Could someone please explain,
1 - why is a Brownian Motion $\sim$ Gaussian(0,t)?
I ask these questions because much of the time I find myself stating $\mathbb{E}(B_t) = 0$ or $\mathbb{E}(B_t^2) = t$ without really understanding why.

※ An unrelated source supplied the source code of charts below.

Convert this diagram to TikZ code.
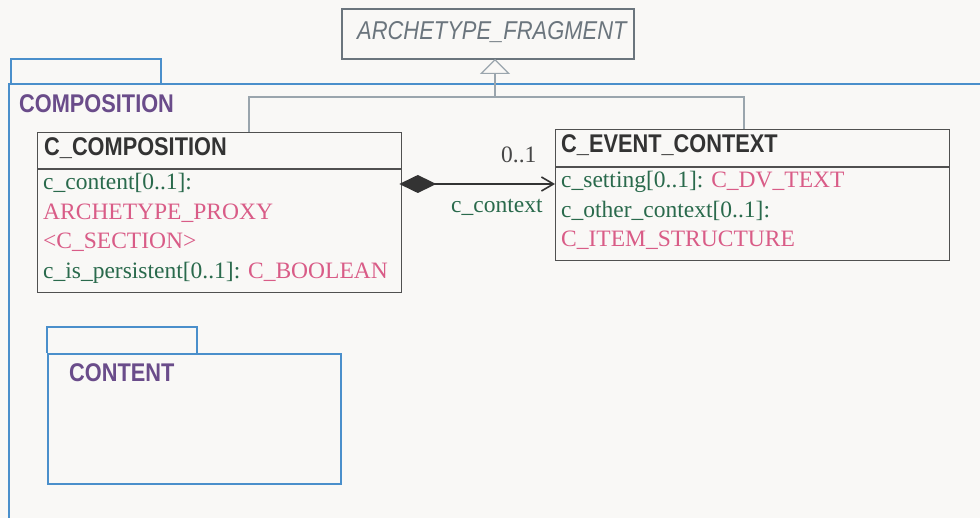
\documentclass[tikz,border=0pt]{standalone}
\usepackage{fontspec}
\setmainfont{Liberation Serif}
\newfontfamily\condfont[FakeStretch=0.85]{Liberation Sans}
\usetikzlibrary{arrows.meta}
\definecolor{bg}{HTML}{F9F8F6}
\definecolor{pkgblue}{HTML}{4A8FCB}
\definecolor{pkgpurple}{HTML}{6A4C8A}
\definecolor{attrgreen}{HTML}{2A6A4C}
\definecolor{typepink}{HTML}{D95C87}
\definecolor{titledark}{HTML}{333333}
\definecolor{boxgray}{HTML}{505050}
\definecolor{archgray}{HTML}{6B757D}
\definecolor{genline}{HTML}{9AA5AD}
\newcommand\sansT{\condfont\bfseries\fontsize{25.6}{30}\selectfont}
\newcommand\serifT{\fontsize{23.5}{28}\selectfont}
\begin{document}
\begin{tikzpicture}[x=1pt,y=-1pt,
  txt/.style={anchor=base west, inner sep=0pt, font=\serifT},
  ttl/.style={anchor=base west, inner sep=0pt, font=\sansT, text=titledark},
  pkgttl/.style={anchor=base west, inner sep=0pt, font=\sansT, text=pkgpurple},
  classbox/.style={draw=boxgray, line width=1.3pt, anchor=north west, inner sep=0pt},
  pkg/.style={draw=pkgblue, line width=2pt},
  gen/.style={draw=genline, line width=1.6pt},
  attr/.style={text=attrgreen},
  tytxt/.style={text=typepink}]
\fill[bg] (0,0) rectangle (980,518);
\useasboundingbox (0,0) rectangle (980,518);

% COMPOSITION package
\draw[pkg] (11,84) -- (11,59) -- (161,59) -- (161,84);
\draw[pkg] (982,84) -- (9,84) -- (9,522);
\node[pkgttl] (pcomp) at (19,113) {COMPOSITION};

% CONTENT package
\draw[pkg] (47,353) -- (47,327) -- (197,327) -- (197,353);
\node[pkg, anchor=north west, inner sep=0pt, minimum width=293pt, minimum height=130pt] (pcont) at (47,353) {};
\node[pkgttl] (pconttl) at (69,382) {CONTENT};

% ARCHETYPE_FRAGMENT
\node[draw=archgray, line width=1.8pt, anchor=north west, inner sep=0pt, minimum width=292pt, minimum height=50pt] (arch) at (341,8) {};
\node[anchor=base west, inner sep=0pt, text=archgray, font=\condfont\itshape\fontsize{25.8}{30}\selectfont] (archt) at (357,40) {ARCHETYPE\_FRAGMENT};

% C_COMPOSITION
\node[classbox, minimum width=364pt, minimum height=160pt] (ccomp) at (37,132) {};
\draw[boxgray, line width=1.3pt] (ccomp.west |- 0,169) -- (ccomp.east |- 0,169);
\node[ttl] (ccompt) at (44,156) {C\_COMPOSITION};
\node[txt, attr] (a1) at (43,190) {c\_content[0..1]:};
\node[txt, tytxt] (a2) at (43,220) {ARCHETYPE\_PROXY};
\node[txt, tytxt] (a3) at (43,249) {<C\_SECTION>};
\node[txt] (a4) at (43,279) {\textcolor{attrgreen}{c\_is\_persistent[0..1]:} \textcolor{typepink}{C\_BOOLEAN}};

% C_EVENT_CONTEXT
\node[classbox, minimum width=394pt, minimum height=131pt] (cevent) at (555,129) {};
\draw[boxgray, line width=1.3pt] (cevent.west |- 0,167) -- (cevent.east |- 0,167);
\node[ttl] (ceventt) at (561,153) {C\_EVENT\_CONTEXT};
\node[txt] (b1) at (561,188) {\textcolor{attrgreen}{c\_setting[0..1]:} \textcolor{typepink}{C\_DV\_TEXT}};
\node[txt, attr] (b2) at (561,218) {c\_other\_context[0..1]:};
\node[txt, tytxt] (b3) at (561,247) {C\_ITEM\_STRUCTURE};

% generalization
\coordinate (g1) at (249,97);
\coordinate (gj) at (495,97);
\coordinate (g2) at (744,97);
\coordinate (gtip) at (495,59);
\draw[gen] (ccomp.north -| g1) -- (g1) -- (g2) -- (cevent.north -| g2);
\draw[gen, -{Triangle[open, length=15pt, width=30pt, line width=1.2pt]}] (gj) -- (gtip);

% composition association
\coordinate (ar) at (0,184);
\draw[titledark, line width=2pt, {Diamond[length=37pt, width=18pt]}-{Straight Barb[length=12pt, width=14pt, line width=1.6pt]}, shorten <=-3pt] (ccomp.east |- ar) -- (cevent.west |- ar);
\node[txt, text=titledark!90] (m1) at (501,163) {0..1};
\node[txt, attr] (r1) at (451,213) {c\_context};
\end{tikzpicture}
\end{document}
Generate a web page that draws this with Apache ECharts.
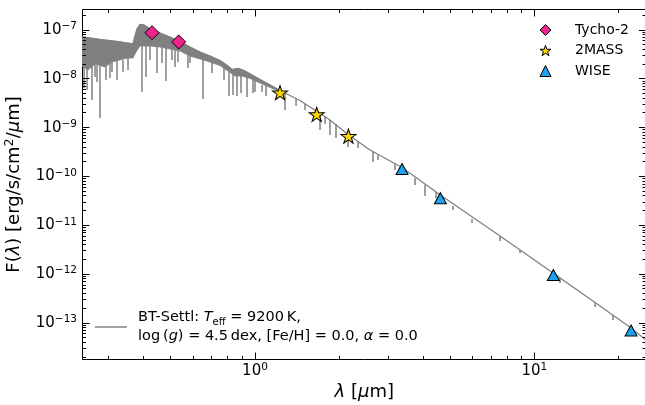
<!DOCTYPE html>
<html><head><meta charset="utf-8">
<script src="https://cdn.jsdelivr.net/npm/echarts@6/dist/echarts.min.js"></script>
<style>html,body{margin:0;padding:0;background:#fff}#c{width:645px;height:405px}</style>
</head><body><div id="c"></div>
<script>
// ---------------- data ----------------
// Photometry
const tychoWl = [0.428, 0.533];
const tychoFlux = [8.8e-8, 5.7e-8];
const tmassWl = [1.229, 1.663, 2.16];
const tmassFlux = [5.2e-9, 1.87e-9, 6.7e-10];
const wiseWl = [3.36, 4.61, 11.7, 22.2];
const wiseFlux = [1.42e-10, 3.6e-11, 9.6e-13, 7.0e-14];

// BT-Settl model: upper envelope / continuum
const modelWl = [0.240,0.2786,0.3232,0.3658,0.3719,0.3780,0.3876,0.4005,0.4279,0.4571,0.4961,0.5387,0.5852,0.6355,0.6902,0.7494,0.8004,0.8273,0.8692,0.9133,0.9596,1.042,1.132,1.239,1.449,1.667,1.855,2.153,2.580,3.360,4.634,7.54,11.67,17.19,22.19,25.11];
const modelFlux = [7.19e-8,6.39e-8,5.81e-8,5.17e-8,7.53e-8,1.05e-7,1.30e-7,1.27e-7,1.0e-7,8.68e-8,7.19e-8,5.81e-8,4.49e-8,3.54e-8,2.93e-8,2.37e-8,1.83e-8,1.55e-8,1.63e-8,1.48e-8,1.26e-8,9.69e-9,7.47e-9,5.63e-9,3.60e-9,2.14e-9,1.44e-9,7.24e-10,3.49e-10,1.53e-10,4.08e-11,6.04e-12,1.06e-12,2.23e-13,7.89e-14,4.48e-14];
// lower envelope of the dense line forest
const bandWl = [0.240,0.2524,0.2673,0.2901,0.3075,0.3276,0.3501,0.3658,0.3749,0.3876,0.4208,0.4571,0.4961,0.5387,0.5852,0.6355,0.6902,0.7494,0.8004,0.8479,0.8985,0.9596,1.042,1.132,1.239];
const bandLow = [1.83e-8,1.52e-8,2.01e-8,1.75e-8,2.21e-8,2.43e-8,2.67e-8,2.67e-8,3.54e-8,4.70e-8,4.70e-8,4.49e-8,4.08e-8,3.72e-8,2.93e-8,2.55e-8,2.21e-8,1.87e-8,1.45e-8,1.14e-8,1.14e-8,1.02e-8,8.21e-9,6.65e-9,5.38e-9];
// absorption lines: wavelength, flux at top, flux at bottom of the dip
const lineWl = [0.2443,0.2503,0.2609,0.2674,0.2719,0.2786,0.2927,0.3026,0.3076,0.3206,0.3368,0.3510,0.3939,0.4072,0.4207,0.4457,0.4645,0.4801,0.5044,0.5171,0.5300,0.5755,0.5852,0.6515,0.7015,0.7745,0.8070,0.8341,0.8622,0.8911,0.9362,0.9836,1.0000,1.0594,1.0949,1.2805,1.4026,1.5101,1.7089,1.7810,1.8554,1.9498,2.1528,2.3379,2.6454,2.7564,3.1712,3.7398,4.0610,4.4473,5.1157,5.9841,7.5405,8.889,12.36,16.50,19.13];
const lineTop = [1.83e-8,1.67e-8,1.83e-8,2.01e-8,1.92e-8,1.83e-8,1.83e-8,2.11e-8,2.21e-8,2.32e-8,2.43e-8,2.67e-8,4.70e-8,4.70e-8,4.70e-8,4.70e-8,4.49e-8,4.28e-8,4.08e-8,4.0e-8,3.89e-8,3.23e-8,2.93e-8,2.55e-8,2.21e-8,1.67e-8,1.38e-8,1.26e-8,1.14e-8,1.14e-8,1.09e-8,9.47e-9,9.03e-9,7.47e-9,7.13e-9,4.89e-9,3.86e-9,3.05e-9,2.00e-9,1.73e-9,1.44e-9,1.19e-9,7.42e-10,5.33e-10,3.33e-10,2.75e-10,1.80e-10,9.31e-11,6.70e-11,4.81e-11,2.49e-11,1.35e-11,6.04e-12,3.12e-12,8.34e-13,2.69e-13,1.46e-13];
const lineDepth = [6.49e-9,5.90e-9,3.68e-9,1.09e-8,8.61e-9,1.58e-9,9.47e-9,1.04e-8,1.38e-8,9.47e-9,1.38e-8,1.52e-8,5.37e-9,1.09e-8,2.43e-8,1.32e-8,2.11e-8,9.03e-9,2.43e-8,1.75e-8,2.21e-8,1.67e-8,2.11e-8,3.86e-9,1.32e-8,9.47e-9,4.45e-9,4.67e-9,4.45e-9,5.13e-9,4.25e-9,5.13e-9,5.37e-9,5.37e-9,4.45e-9,2.30e-9,2.78e-9,2.30e-9,8.96e-10,1.19e-9,7.07e-10,6.14e-10,4.02e-10,3.83e-10,1.98e-10,2.18e-10,1.36e-10,6.70e-11,3.99e-11,3.63e-11,2.06e-11,1.12e-11,4.77e-12,2.71e-12,6.59e-13,2.12e-13,1.15e-13];

const seriesNames = ['Tycho-2', '2MASS', 'WISE'];
const modelName = 'BT-Settl';

// ---------------- chart ----------------
const FONT = 'DejaVu Sans';
const GRAY = '#808080';
const X_MIN = 0.2412, X_MAX = 25.11, Y_MIN = 1.789e-14, Y_MAX = 2.63e-7;
const STAR = 'path://M50,2 L61.8,37.6 L99,37.6 L68.9,59.6 L80.3,95.1 L50,73.2 L19.7,95.1 L31.1,59.6 L1,37.6 L38.2,37.6 Z';

function logTicks(lo, hi) {
  const major = [], minor = [];
  for (let n = Math.floor(Math.log10(lo)); n <= Math.ceil(Math.log10(hi)); n++) {
    for (let k = 1; k <= 9; k++) {
      const v = k * Math.pow(10, n);
      if (v >= lo && v <= hi) (k === 1 ? major : minor).push(v);
    }
  }
  return { major, minor };
}
const xt = logTicks(X_MIN, X_MAX), yt = logTicks(Y_MIN, Y_MAX);
const xTickData = xt.major.map(v => [v, 1e-10, 1]).concat(xt.minor.map(v => [v, 1e-10, 0]));
const yTickData = yt.major.map(v => [1, v, 1]).concat(yt.minor.map(v => [1, v, 0]));

function pow10Label(v) {
  const l = Math.log10(v), e = Math.round(l);
  if (Math.abs(l - e) > 1e-6) return '';
  return '{b|10}{s|' + (e < 0 ? '\u2212' : '') + Math.abs(e) + '}';
}
const labelRich = {
  b: { fontFamily: FONT, fontSize: 15, color: '#000', lineHeight: 18 },
  s: { fontFamily: FONT, fontSize: 10.5, color: '#000', lineHeight: 8, verticalAlign: 'top' }
};

function snap(v) { return Math.round(v - 0.5) + 0.5; }

const chart = echarts.init(document.getElementById('c'), null, { renderer: 'canvas' });
const option = {
  animation: false,
  backgroundColor: '#fff',
  grid: { left: 82.5, top: 9.5, right: -1, bottom: 45.5, show: true, borderColor: '#000', borderWidth: 1, backgroundColor: 'transparent', containLabel: false, outerBoundsMode: 'none' },
  legend: [
    {
      data: seriesNames, orient: 'vertical', left: 539.5, top: 23, padding: 0,
      itemWidth: 11, itemHeight: 11, itemGap: 6.5,
      itemStyle: { borderWidth: 1, borderColor: '#000' },
      textStyle: { fontFamily: FONT, fontSize: 14, color: '#000', lineHeight: 14, padding: [0, 0, 0, 19] }
    },
    {
      data: [modelName], left: 95, top: 308, padding: 0, icon: 'rect',
      itemWidth: 32, itemHeight: 1.5, symbolKeepAspect: false,
      formatter: function () {
        return 'BT-Settl: {i|T}{sub|eff} = 9200\u2009K,\nlog\u2009({i|g}) = 4.5\u2009dex, [Fe/H] = 0.0, {i|\u03b1} = 0.0';
      },
      textStyle: {
        fontFamily: FONT, fontSize: 14.5, color: '#000', lineHeight: 19, padding: [0, 0, 0, 6],
        rich: {
          i: { fontFamily: FONT, fontSize: 14.5, fontStyle: 'italic', color: '#000', lineHeight: 19 },
          sub: { fontFamily: FONT, fontSize: 10, color: '#000', lineHeight: 12, verticalAlign: 'bottom' }
        }
      }
    }
  ],
  xAxis: {
    type: 'log', logBase: 10, min: X_MIN, max: X_MAX,
    axisLine: { show: false }, axisTick: { show: false }, splitLine: { show: false },
    axisLabel: { formatter: pow10Label, rich: labelRich, margin: 2.5, showMinLabel: false, showMaxLabel: false },
    name: '{i|\u03bb} [{i|\u03bc}m]', nameLocation: 'middle', nameGap: 22,
    nameTextStyle: {
      fontFamily: FONT, fontSize: 18, color: '#000',
      rich: { i: { fontFamily: FONT, fontSize: 18, fontStyle: 'italic', color: '#000' } }
    }
  },
  yAxis: {
    type: 'log', logBase: 10, min: Y_MIN, max: Y_MAX,
    axisLine: { show: false }, axisTick: { show: false }, splitLine: { show: false },
    axisLabel: { formatter: pow10Label, rich: labelRich, margin: 5.5, showMinLabel: false, showMaxLabel: false },
    name: 'F({i|\u03bb}) [erg/s/cm{s|2}/{i|\u03bc}m]', nameLocation: 'middle', nameGap: 53,
    nameTextStyle: {
      fontFamily: FONT, fontSize: 18, color: '#000', lineHeight: 22,
      rich: {
        i: { fontFamily: FONT, fontSize: 18, fontStyle: 'italic', color: '#000', lineHeight: 22 },
        s: { fontFamily: FONT, fontSize: 12.6, color: '#000', lineHeight: 10, verticalAlign: 'top' }
      }
    }
  },
  series: [
    {
      type: 'custom', name: 'band', silent: true, z: 1, clip: true,
      data: [[bandWl[0], bandLow[0]]],
      encode: { x: 0, y: 1 },
      renderItem: function (params, api) {
        const pts = [];
        for (let i = 0; i < modelWl.length && modelWl[i] <= bandWl[bandWl.length - 1] + 1e-9; i++) pts.push(api.coord([modelWl[i], modelFlux[i]]));
        for (let i = bandWl.length - 1; i >= 0; i--) pts.push(api.coord([bandWl[i], bandLow[i]]));
        return { type: 'polygon', shape: { points: pts }, style: { fill: GRAY, stroke: GRAY, lineWidth: 0.8 } };
      }
    },
    {
      type: 'custom', name: 'lines', silent: true, z: 1, clip: true,
      data: lineWl.map((w, i) => [w, lineTop[i], lineDepth[i]]),
      encode: { x: 0, y: 1 },
      renderItem: function (params, api) {
        const a = api.coord([api.value(0), api.value(1)]);
        const b = api.coord([api.value(0), api.value(2)]);
        return { type: 'line', shape: { x1: a[0], y1: a[1], x2: b[0], y2: b[1] }, style: { stroke: GRAY, lineWidth: 1.5 } };
      }
    },
    {
      type: 'line', name: modelName, z: 2, showSymbol: false, symbol: 'none', silent: true,
      data: modelWl.map((w, i) => [w, modelFlux[i]]),
      lineStyle: { color: GRAY, width: 1.3 }, itemStyle: { color: GRAY }
    },
    {
      type: 'scatter', name: seriesNames[0], z: 5, symbol: 'diamond', symbolSize: 14,
      data: tychoWl.map((w, i) => [w, tychoFlux[i]]),
      itemStyle: { color: '#f0228c', borderColor: '#000', borderWidth: 1, opacity: 1 }
    },
    {
      type: 'scatter', name: seriesNames[1], z: 5, symbol: STAR, symbolSize: [15, 14],
      data: tmassWl.map((w, i) => [w, tmassFlux[i]]),
      itemStyle: { color: '#ffd700', borderColor: '#000', borderWidth: 1, opacity: 1 }
    },
    {
      type: 'scatter', name: seriesNames[2], z: 5, symbol: 'triangle', symbolSize: [12, 11],
      data: wiseWl.map((w, i) => [w, wiseFlux[i]]),
      itemStyle: { color: '#1ca2ee', borderColor: '#000', borderWidth: 1, opacity: 1 }
    },
    {
      type: 'custom', name: 'xticks', silent: true, z: 6,
      data: xTickData, encode: { x: 0, y: 1 },
      renderItem: function (params, api) {
        const cs = params.coordSys;
        const x = snap(api.coord([api.value(0), api.value(1)])[0]);
        const len = api.value(2) ? 7 : 3.5;
        const top = cs.y, bot = cs.y + cs.height;
        return { type: 'group', children: [
          { type: 'line', shape: { x1: x, y1: bot, x2: x, y2: bot - len }, style: { stroke: '#000', lineWidth: 1 } },
          { type: 'line', shape: { x1: x, y1: top, x2: x, y2: top + len }, style: { stroke: '#000', lineWidth: 1 } }
        ] };
      }
    },
    {
      type: 'custom', name: 'yticks', silent: true, z: 6,
      data: yTickData, encode: { x: 0, y: 1 },
      renderItem: function (params, api) {
        const cs = params.coordSys;
        const y = snap(api.coord([api.value(0), api.value(1)])[1]);
        const len = api.value(2) ? 7 : 3.5;
        const l = cs.x, r = cs.x + cs.width;
        return { type: 'group', children: [
          { type: 'line', shape: { x1: l, y1: y, x2: l + len, y2: y }, style: { stroke: '#000', lineWidth: 1 } },
          { type: 'line', shape: { x1: r, y1: y, x2: r - len, y2: y }, style: { stroke: '#000', lineWidth: 1 } }
        ] };
      }
    }
  ]
};
chart.setOption(option);
</script>
</body></html>
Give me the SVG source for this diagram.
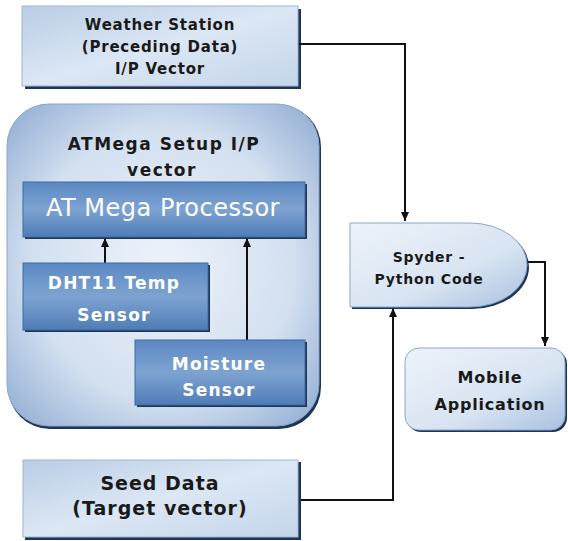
<svg xmlns="http://www.w3.org/2000/svg" width="568" height="541" viewBox="0 0 568 541">
<defs>
<linearGradient id="lightBox" x1="0" y1="0" x2="1" y2="1">
<stop offset="0" stop-color="#b9cde6"/>
<stop offset="0.5" stop-color="#dce7f4"/>
<stop offset="1" stop-color="#c4d5ea"/>
</linearGradient>
<radialGradient id="outerGrad" cx="0.5" cy="0.5" r="0.7">
<stop offset="0" stop-color="#eef3fa"/>
<stop offset="0.6" stop-color="#d3e0f0"/>
<stop offset="1" stop-color="#8fabd2"/>
</radialGradient>
<linearGradient id="darkBox" x1="0" y1="0" x2="0" y2="1">
<stop offset="0" stop-color="#5b88c2"/>
<stop offset="0.5" stop-color="#7ea3d2"/>
<stop offset="1" stop-color="#4f7cb6"/>
</linearGradient>
<linearGradient id="spyGrad" x1="0" y1="0" x2="1" y2="1">
<stop offset="0" stop-color="#eef3fa"/>
<stop offset="0.6" stop-color="#d8e4f2"/>
<stop offset="1" stop-color="#a9c1e0"/>
</linearGradient>
<marker id="arr" markerWidth="10" markerHeight="10" refX="9" refY="5" orient="auto" markerUnits="userSpaceOnUse">
<path d="M0,1 L9,5 L0,9 Z" fill="#111"/>
</marker>
<style>
.t{font-family:"DejaVu Sans","Liberation Sans",sans-serif;font-weight:bold;font-size:15px;letter-spacing:0.8px;fill:#1a1a1a;text-anchor:middle}
.w{font-family:"DejaVu Sans","Liberation Sans",sans-serif;font-weight:bold;font-size:17px;letter-spacing:1.2px;fill:#ffffff;text-anchor:middle}
.big{font-family:"DejaVu Sans","Liberation Sans",sans-serif;font-size:24px;letter-spacing:0.5px;fill:#ffffff;text-anchor:middle}
.sh{fill:#1e3553}
.line{fill:none;stroke:#111;stroke-width:2}
</style>
</defs>

<g id="weather">
<rect class="sh" x="25" y="9" width="276" height="80"/>
<rect x="22" y="6" width="276" height="80" fill="url(#lightBox)" stroke="#9fb6d4" stroke-width="1"/>
<text class="t" x="160" y="30">Weather Station</text>
<text class="t" x="160" y="52">(Preceding Data)</text>
<text class="t" x="160" y="74">I/P Vector</text>
</g>

<g id="atmega-setup">
<rect x="8" y="105" width="313" height="324" rx="42" fill="#1e3553"/>
<rect x="7" y="104" width="312" height="322" rx="42" fill="url(#outerGrad)" stroke="#8aa7cf" stroke-width="1"/>
<text class="t" x="164" y="150" style="font-size:17px;letter-spacing:1.5px">ATMega Setup I/P</text>
<text class="t" x="162" y="176" style="font-size:17px;letter-spacing:1.5px">vector</text>
</g>

<g id="connectors">
<path class="line" d="M299,44 H405 V221" marker-end="url(#arr)"/>
<path class="line" d="M527,262 H545 V346" marker-end="url(#arr)"/>
<path class="line" d="M299,500 H393 V308" marker-end="url(#arr)"/>
<path class="line" d="M105,263 V238" marker-end="url(#arr)"/>
<path class="line" d="M247,340 V238" marker-end="url(#arr)"/>
</g>

<g id="processor">
<rect class="sh" x="25" y="184" width="282" height="55"/>
<rect x="23" y="182" width="282" height="55" fill="url(#darkBox)" stroke="#3f6aa3" stroke-width="1"/>
<text class="big" x="163" y="216">AT Mega Processor</text>
</g>

<g id="dht11">
<rect class="sh" x="25" y="265" width="185" height="67"/>
<rect x="23" y="263" width="185" height="67" fill="url(#darkBox)" stroke="#3f6aa3" stroke-width="1"/>
<text class="w" x="114" y="289">DHT11 Temp</text>
<text class="w" x="114" y="321">Sensor</text>
</g>

<g id="moisture">
<rect class="sh" x="137" y="342" width="170" height="65"/>
<rect x="135" y="340" width="170" height="65" fill="url(#darkBox)" stroke="#3f6aa3" stroke-width="1"/>
<text class="w" x="219" y="370">Moisture</text>
<text class="w" x="219" y="396">Sensor</text>
</g>

<g id="spyder">
<path d="M352,225 H472 A57,42 0 0 1 472,309 H352 Z" fill="#1e3553"/>
<path d="M350,223 H470 A57,42 0 0 1 470,307 H350 Z" fill="url(#spyGrad)" stroke="#8aa7cf" stroke-width="1"/>
<text class="t" x="429" y="262" style="font-size:14px">Spyder -</text>
<text class="t" x="429" y="284" style="font-size:14px">Python Code</text>
</g>

<g id="mobile">
<rect x="407" y="350" width="160" height="82" rx="14" fill="#1e3553"/>
<rect x="405" y="348" width="160" height="82" rx="14" fill="url(#spyGrad)" stroke="#8aa7cf" stroke-width="1"/>
<text class="t" x="490" y="383" style="font-size:16px">Mobile</text>
<text class="t" x="490" y="410" style="font-size:16px">Application</text>
</g>

<g id="seed">
<rect class="sh" x="25" y="462" width="276" height="78"/>
<rect x="23" y="460" width="275" height="77" fill="url(#lightBox)" stroke="#9fb6d4" stroke-width="1"/>
<text class="t" x="160" y="490" style="font-size:19px;letter-spacing:1px">Seed Data</text>
<text class="t" x="160" y="515" style="font-size:19px;letter-spacing:1px">(Target vector)</text>
</g>
</svg>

I can compute the moments of the distribution to understand why $\mathbb{E}(B_t)=0$, $\mathbb{E}(B_t^2) = t$ and hence why $\text{Var($B_t$)} = \mathbb{E}(B_t^2) - \mathbb{E}(B_t)^2 = t$, but it all stems from the definition that $B_t \sim N(0,t)$ - and I do not really understand why this is.
Appreciate any clarity.
Many thanks,
John
I will try to give an intuitive explanation. Suppose that $X_1,X_2,...$ are independent and identically distributed random variables with zero means and unit variances. Define $$ \zeta_n(t)=\frac1{\sqrt n}\sum_{k=1}^{\lfloor nt\rfloor}X_k $$ for $t\in[0,1]$ and $n\ge1$, where $\lfloor\cdot\rfloor$ is the floor function. It is known that $\zeta_n$ converges in distribution to the Brownian motion as $n\to\infty$ in the space $D[0,1]$ (see, for example, the famous textbook by Billingsley). Let us fix some $t\in[0,1]$ and let us investigate the partial sums. We have that $$ \frac1{\sqrt n}\sum_{k=1}^{\lfloor nt\rfloor}X_k =\frac{\sqrt{\lfloor nt\rfloor}}{\sqrt n}\cdot\frac1{\sqrt{\lfloor nt\rfloor}}\sum_{k=1}^{\lfloor nt\rfloor}X_k. $$ Also, $\sqrt{\lfloor nt\rfloor}/\sqrt n\to\sqrt t$ as $n\to\infty$ and $(\sqrt{\lfloor nt\rfloor})^{-1}\sum_{k=1}^{\lfloor nt\rfloor}X_k\to N(0,1)$ in distribution as $n\to\infty$ by the central limit theorem. Hence, $$ \frac1{\sqrt n}\sum_{k=1}^{\lfloor nt\rfloor}X_k\to N(0,t) $$ in distribution as $n\to\infty$ for each $t\in[0,1]$. So it makes sense that the distribution of $B_t$ is $N(0,t)$ for $t\in[0,1]$.